Foi em Anapu um dos crimes mais chocantes do Pará. Em 2005, a missionária norte-americana Dorothy Stang foi executada com seis tiros, portando uma bíblia nas mãos. Ao lado de sua sepultura, enfeitada com flores e foto dela, uma cruz vermelha cravada no chão tem dezenas de nomes de trabalhadores rurais assassinados nos últimos anos em Anapu.

O padre Amaro, que atuou ao lado de Dorothy, ficou 92 dias na prisão, sob falsas acusações, e lá também estava um dos condenados pelo assassinato da missionária, Regivaldo Pereira Galvão, o Taradão. “Desconfio que armaram para me matar dentro da cadeia”, afirma. Após conseguir habeas corpus, o religioso foi obrigado a deixar Anapu e vive na sede da Igreja, em Altamira. Ameaçado de morte, não pode caminhar pelas ruas. O cerne da questão envolvendo o padre é o lote 44, também conhecido como Fazenda Santa Maria, área equivalente a três mil campos de futebol, cuja posse é disputada judicialmente. Incra e o Ministério Público Federal pediram a destinação da área para a reforma agrária, o que foi acatado pela justiça federal de Altamira, mas a guerra continua.

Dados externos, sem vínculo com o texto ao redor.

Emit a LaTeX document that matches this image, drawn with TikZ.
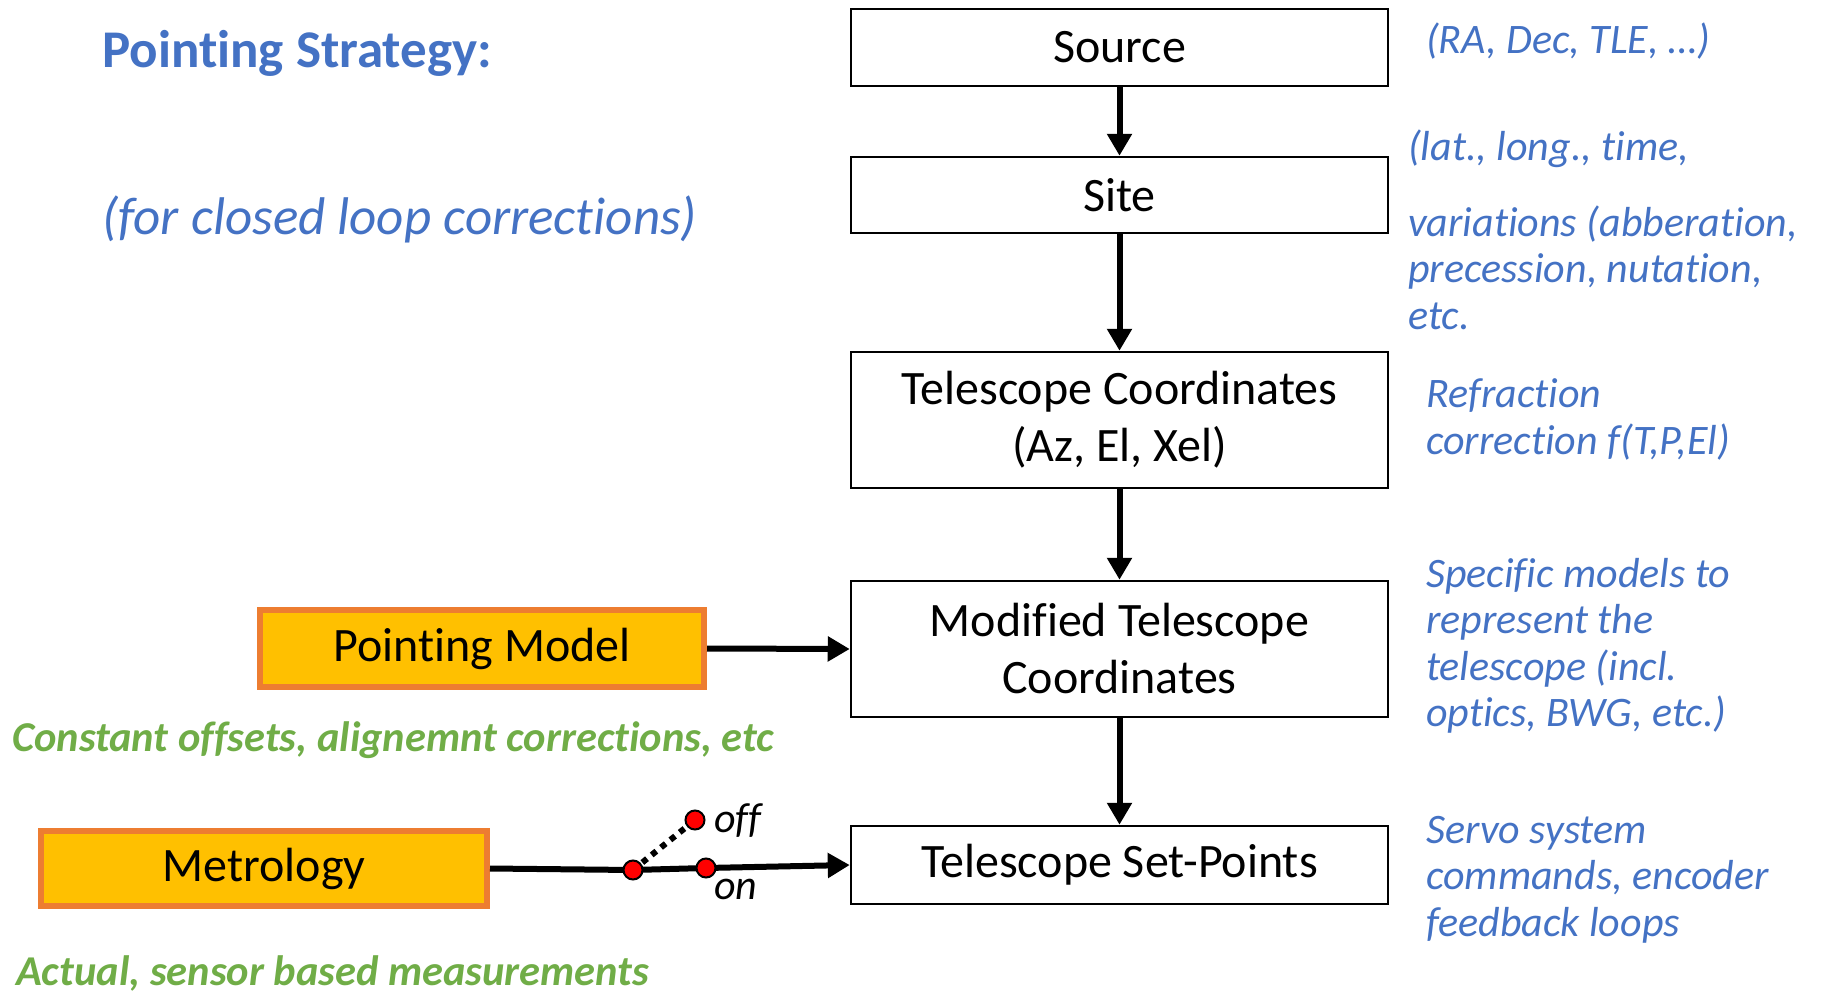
\documentclass[tikz,border=0pt]{standalone}
\usepackage{fontspec}
\setmainfont{Carlito}[RawFeature={-liga;-clig;-calt;-dlig}]
\usetikzlibrary{arrows.meta}
\definecolor{tblue}{HTML}{4472C4}
\definecolor{tgreen}{HTML}{70AD47}
\definecolor{borange}{HTML}{ED7D31}
\definecolor{byellow}{HTML}{FFC000}
\begin{document}
\begin{tikzpicture}[x=1pt,y=-1pt,
  flowbox/.style={draw=black,line width=2.5pt,fill=white,minimum width=537pt,align=center,inner sep=0pt,font=\fontsize{48}{57}\selectfont},
  inbox/.style={draw=borange,line width=6pt,fill=byellow,minimum width=444pt,inner sep=0pt,font=\fontsize{48}{57}\selectfont},
  note/.style={text=tblue,font=\fontsize{42}{46.5}\selectfont\itshape,align=left,inner sep=0pt,anchor=west},
  gnote/.style={text=tgreen,font=\fontsize{42.5}{46}\selectfont\bfseries\itshape,inner sep=0pt,anchor=west},
  flow/.style={line width=6pt,-{Triangle[length=22pt,width=24pt]}},
  dot/.style={circle,draw=black,line width=2pt,fill=red,minimum size=19pt,inner sep=0pt}]
\useasboundingbox (0,0) rectangle (1821,993);
% main chain
\node[flowbox,minimum height=77pt] (src) at (1119.5,47.5) {Source};
\node[flowbox,minimum height=76pt] (site) at (1119.5,195) {Site};
\node[flowbox,minimum height=136pt] (tel) at (1119.5,420) {Telescope Coordinates\\(Az, El, Xel)};
\node[flowbox,minimum height=136pt] (mod) at (1119.5,649) {Modified Telescope\\Coordinates};
\node[flowbox,minimum height=78pt] (sp) at (1119.5,865) {Telescope Set-Points};
\draw[flow] (src) -- (site);
\draw[flow] (site) -- (tel);
\draw[flow] (tel) -- (mod);
\draw[flow] (mod) -- (sp);
% inputs
\node[inbox,minimum height=77pt] (pm) at (482,648.5) {Pointing Model};
\node[inbox,minimum height=75pt,minimum width=446pt] (met) at (264,868.5) {Metrology};
\draw[flow] (pm.east) -- (mod.west);
% switch
\coordinate (s1) at (633,870);
\coordinate (s2) at (706,868);
\coordinate (soff) at (695,820);
\draw[line width=6pt] (met.east) -- (s1) -- (s2);
\draw[flow] (s2) -- (sp.west);
\draw[line width=6pt,dash pattern=on 6pt off 6pt] (s1) -- (soff);
\node[dot] (d1) at (s1) {};
\node[dot] (d2) at (s2) {};
\node[dot] (d3) at (soff) {};
\node[anchor=base west,inner sep=0pt,font=\fontsize{42}{46}\selectfont\itshape] (offl) at (714,832) {off};
\node[anchor=base west,inner sep=0pt,font=\fontsize{42}{46}\selectfont\itshape] (onl) at (714,899) {on};
% titles
\node[anchor=west,inner sep=0pt,text=tblue,font=\fontsize{53}{60}\selectfont\bfseries] (title) at (102,53) {Pointing Strategy:};
\node[anchor=west,inner sep=0pt,text=tblue,font=\fontsize{53}{60}\selectfont\itshape] (sub) at (102,219) {(for closed loop corrections)};
% green notes
\node[gnote] (g1) at (12,740) {Constant offsets, alignemnt corrections, etc};
\node[gnote] (g2) at (16,973) {Actual, sensor based measurements};
% right notes
\node[note] (n1) at (1426,41) {(RA, Dec, TLE, …)};
\node[note] (n2) at (1408,149) {(lat., long., time,};
\node[note] (n3) at (1408,267.5) {variations (abberation,\\precession, nutation,\\etc.};
\node[note] (n4) at (1426,419.5) {Refraction\\correction f(T,P,El)};
\node[note] (n5) at (1426,646) {Specific models to\\represent the\\telescope (incl.\\optics, BWG, etc.)};
\node[note] (n6) at (1426,879.5) {Servo system\\commands, encoder\\feedback loops};
\end{tikzpicture}
\end{document}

Márcio Rodrigues dos Reis foi preso em março de 2017, quando tentava reconstruir o acampamento no lote 44, acusado de invasão de propriedade e porte ilegal de arma. Outro denunciante, Valdemir Resplandes dos Santos, foi assassinado em janeiro do ano seguinte. Dois de seus parentes também já foram mortos, assim como uma testemunha do crime. Dos 16 assassinatos de trabalhadores rurais de 2015 a 2018, só em um a investigação policial levou à prisão de suspeitos. Os demais seguem sem elucidação. Para a Comissão Pastoral da Terra da CNBB Norte 2, a impunidade é uma das causas da continuidade da violência.